How do I convert special characters using java?

Vladimir picture Vladimir · Feb 18, 2010 · Viewed 35.5k times · Source

I have strings like:

Avery® Laser & Inkjet Self-Adhesive

I need to convert them to

Avery Laser & Inkjet Self-Adhesive.

I.e. remove special characters and convert html special chars to regular ones.

Answer

BalusC picture BalusC · Feb 18, 2010
Avery® Laser & Inkjet Self-Adhesive

First use StringEscapeUtils#unescapeHtml4() (or #unescapeXml(), depending on the original format) to unescape the & into a &. Then use String#replaceAll() with [^\x20-\x7e] to get rid of characters which aren't inside the printable ASCII range.

Summarized:

String clean = StringEscapeUtils.unescapeHtml4(dirty).replaceAll("[^\\x20-\\x7e]", "");

..which produces

Avery Laser & Inkjet Self-Adhesive

(without the trailing dot as in your example, but that wasn't present in the original ;) )

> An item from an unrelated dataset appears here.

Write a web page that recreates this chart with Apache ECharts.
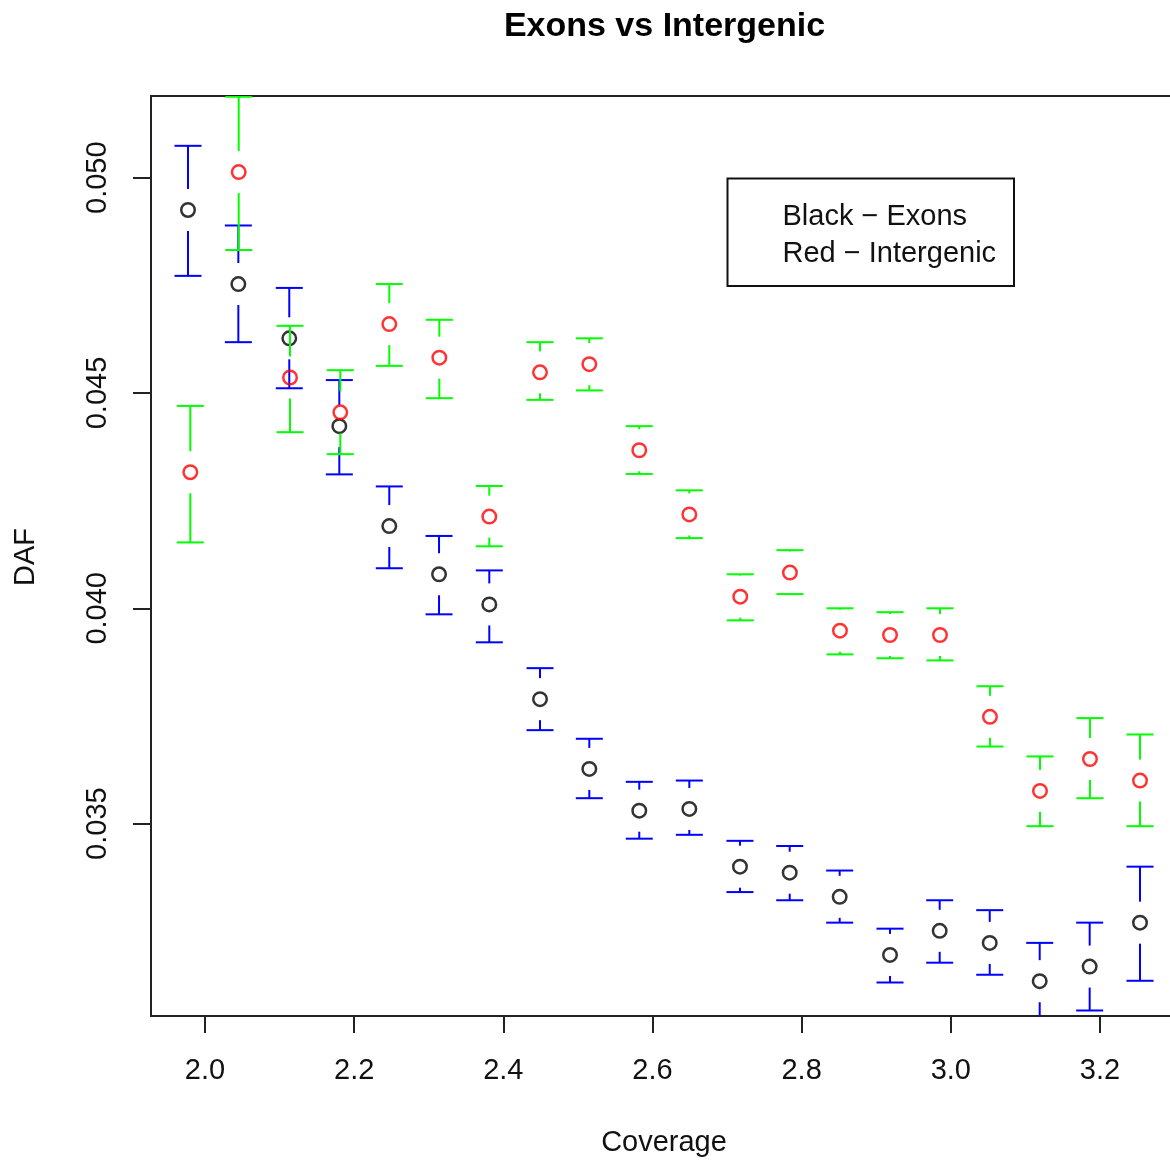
<!DOCTYPE html>
<html>
<head>
<meta charset="utf-8">
<script src="https://cdn.jsdelivr.net/npm/echarts@6/dist/echarts.min.js"></script>
<style>
  html, body { margin: 0; padding: 0; background: #fff; overflow: hidden; width: 1170px; height: 1160px; }
  #chart { width: 1200px; height: 1160px; }
</style>
</head>
<body>
<div id="chart"></div>
<script>
// ---- data ----
const coverageExons = [1.9772, 2.0447, 2.1130, 2.1801, 2.2471, 2.3138, 2.3812, 2.4492, 2.5153, 2.5823,
                       2.6494, 2.7173, 2.7840, 2.8510, 2.9185, 2.9851, 3.0522, 3.1192, 3.1862, 3.2537];
const dafExons   = [0.04925, 0.04753, 0.04627, 0.04423, 0.04191, 0.04079, 0.04009, 0.03789, 0.03627, 0.03530,
                    0.03534, 0.03400, 0.03386, 0.03330, 0.03195, 0.03251, 0.03223, 0.03134, 0.03168, 0.03270];
const exonsLower = [0.04772, 0.04618, 0.04511, 0.04311, 0.04093, 0.03986, 0.03921, 0.03717, 0.03559, 0.03465,
                    0.03474, 0.03341, 0.03322, 0.03270, 0.03131, 0.03177, 0.03149, 0.03044, 0.03066, 0.03135];
const exonsUpper = [0.05074, 0.04889, 0.04744, 0.04530, 0.04283, 0.04168, 0.04088, 0.03861, 0.03697, 0.03597,
                    0.03600, 0.03460, 0.03448, 0.03391, 0.03256, 0.03322, 0.03299, 0.03223, 0.03270, 0.03400];

const coverageIntergenic = [1.9803, 2.0452, 2.1140, 2.1814, 2.2471, 2.3142, 2.3812, 2.4492, 2.5153, 2.5823,
                            2.6494, 2.7177, 2.7843, 2.8514, 2.9185, 2.9855, 3.0525, 3.1196, 3.1866, 3.2537];
const dafIntergenic   = [0.04316, 0.05013, 0.04536, 0.04455, 0.04660, 0.04582, 0.04213, 0.04548, 0.04567, 0.04367,
                         0.04218, 0.04027, 0.04083, 0.03948, 0.03938, 0.03938, 0.03748, 0.03576, 0.03650, 0.03600];
const intergenicLower = [0.04153, 0.04832, 0.04409, 0.04358, 0.04563, 0.04488, 0.04144, 0.04484, 0.04506, 0.04312,
                         0.04163, 0.03972, 0.04033, 0.03893, 0.03884, 0.03879, 0.03679, 0.03494, 0.03559, 0.03494];
const intergenicUpper = [0.04470, 0.05188, 0.04656, 0.04553, 0.04753, 0.04670, 0.04284, 0.04618, 0.04627, 0.04423,
                         0.04274, 0.04079, 0.04135, 0.04000, 0.03991, 0.04000, 0.03819, 0.03656, 0.03745, 0.03707];

const xTicks = [2.0, 2.2, 2.4, 2.6, 2.8, 3.0, 3.2];
const yTicks = [0.035, 0.040, 0.045, 0.050];

const titleText = 'Exons vs Intergenic';
const xName = 'Coverage';
const yName = 'DAF';
const legendLines = ['Black \u2212 Exons', 'Red \u2212 Intergenic'];

// ---- chart ----
const FONT = '"Liberation Sans", Arial, Helvetica, sans-serif';
const chart = echarts.init(document.getElementById('chart'), null, { renderer: 'canvas' });

function errorBars(color) {
  return function (params, api) {
    const x = api.value(0);
    const lo = api.coord([x, api.value(1)]);
    const hi = api.coord([x, api.value(2)]);
    const mid = api.coord([x, api.value(3)]);
    const hw = 13.5, gap = 21;
    const st = { stroke: color, lineWidth: 2 };
    const children = [
      { type: 'line', shape: { x1: hi[0] - hw, y1: hi[1], x2: hi[0] + hw, y2: hi[1] }, style: st },
      { type: 'line', shape: { x1: lo[0] - hw, y1: lo[1], x2: lo[0] + hw, y2: lo[1] }, style: st }
    ];
    if (hi[1] < mid[1] - gap) {
      children.push({ type: 'line', shape: { x1: hi[0], y1: hi[1], x2: hi[0], y2: mid[1] - gap }, style: st });
    }
    if (lo[1] > mid[1] + gap) {
      children.push({ type: 'line', shape: { x1: lo[0], y1: mid[1] + gap, x2: lo[0], y2: lo[1] }, style: st });
    }
    return { type: 'group', children: children };
  };
}

const exonBarData = coverageExons.map((x, i) => [x, exonsLower[i], exonsUpper[i], dafExons[i]]);
const interBarData = coverageIntergenic.map((x, i) => [x, intergenicLower[i], intergenicUpper[i], dafIntergenic[i]]);
const exonPts = coverageExons.map((x, i) => [x, dafExons[i]]);
const interPts = coverageIntergenic.map((x, i) => [x, dafIntergenic[i]]);

const option = {
  animation: false,
  backgroundColor: '#ffffff',
  grid: {
    left: 151, top: 96, width: 1027, height: 920,
    show: true, borderColor: '#222', borderWidth: 2, backgroundColor: 'transparent'
  },
  xAxis: {
    type: 'value',
    min: 1.92759, max: 3.30464,
    axisLine: { show: false },
    splitLine: { show: false },
    axisTick: { show: true, length: 17, customValues: xTicks, lineStyle: { color: '#222', width: 2 } },
    axisLabel: {
      customValues: xTicks, margin: 40, fontSize: 29, color: '#111', fontFamily: FONT,
      formatter: v => Number(v).toFixed(1)
    }
  },
  yAxis: {
    type: 'value',
    min: 0.030532, max: 0.051897,
    axisLine: { show: false },
    splitLine: { show: false },
    axisTick: { show: true, length: 18, customValues: yTicks, lineStyle: { color: '#222', width: 2 } },
    axisLabel: {
      customValues: yTicks, margin: 39, rotate: 90, fontSize: 29, color: '#111', fontFamily: FONT,
      formatter: v => Number(v).toFixed(3)
    }
  },
  series: [
    {
      type: 'custom', name: 'Exons CI', clip: true, z: 2,
      renderItem: errorBars('#0000ff'),
      encode: { x: 0, y: [1, 2, 3] },
      data: exonBarData
    },
    {
      type: 'scatter', name: 'Exons', clip: true, z: 3,
      symbol: 'circle', symbolSize: 13.5,
      itemStyle: { color: 'rgba(0,0,0,0)', borderColor: '#000', borderWidth: 2.5 },
      data: exonPts
    },
    {
      type: 'custom', name: 'Intergenic CI', clip: true, z: 4,
      renderItem: errorBars('#00ff00'),
      encode: { x: 0, y: [1, 2, 3] },
      data: interBarData
    },
    {
      type: 'scatter', name: 'Intergenic', clip: true, z: 5,
      symbol: 'circle', symbolSize: 13.5,
      itemStyle: { color: 'rgba(0,0,0,0)', borderColor: '#ff0000', borderWidth: 2.5 },
      data: interPts
    }
  ],
  graphic: [
    {
      type: 'text', x: 664.5, y: 27,
      style: { text: titleText, font: 'bold 34px ' + FONT, fill: '#000', align: 'center', verticalAlign: 'middle' }
    },
    {
      type: 'text', x: 664, y: 1143,
      style: { text: xName, font: '29px ' + FONT, fill: '#111', align: 'center', verticalAlign: 'middle' }
    },
    {
      type: 'text', x: 26, y: 557, rotation: Math.PI / 2,
      style: { text: yName, font: '29px ' + FONT, fill: '#111', align: 'center', verticalAlign: 'middle' }
    },
    {
      type: 'rect',
      shape: { x: 727.5, y: 178.5, width: 286.5, height: 107.5 },
      style: { fill: '#fff', stroke: '#111', lineWidth: 2 },
      z: 10
    },
    {
      type: 'text', x: 782.5, y: 217, z: 11,
      style: { text: legendLines[0], font: '29px ' + FONT, fill: '#111', align: 'left', verticalAlign: 'middle' }
    },
    {
      type: 'text', x: 782.5, y: 253.5, z: 11,
      style: { text: legendLines[1], font: '29px ' + FONT, fill: '#111', align: 'left', verticalAlign: 'middle' }
    }
  ]
};

chart.setOption(option);
</script>
</body>
</html>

That said, this however look like more a request to workaround than a request to solution. If you elaborate more about the functional requirement and/or where this string did originate, we may be able to provide the right solution. The ® namely look like to be caused by using the wrong encoding to read the string in and the & look like to be caused by using a textbased parser to read the string in instead of a fullfledged HTML parser.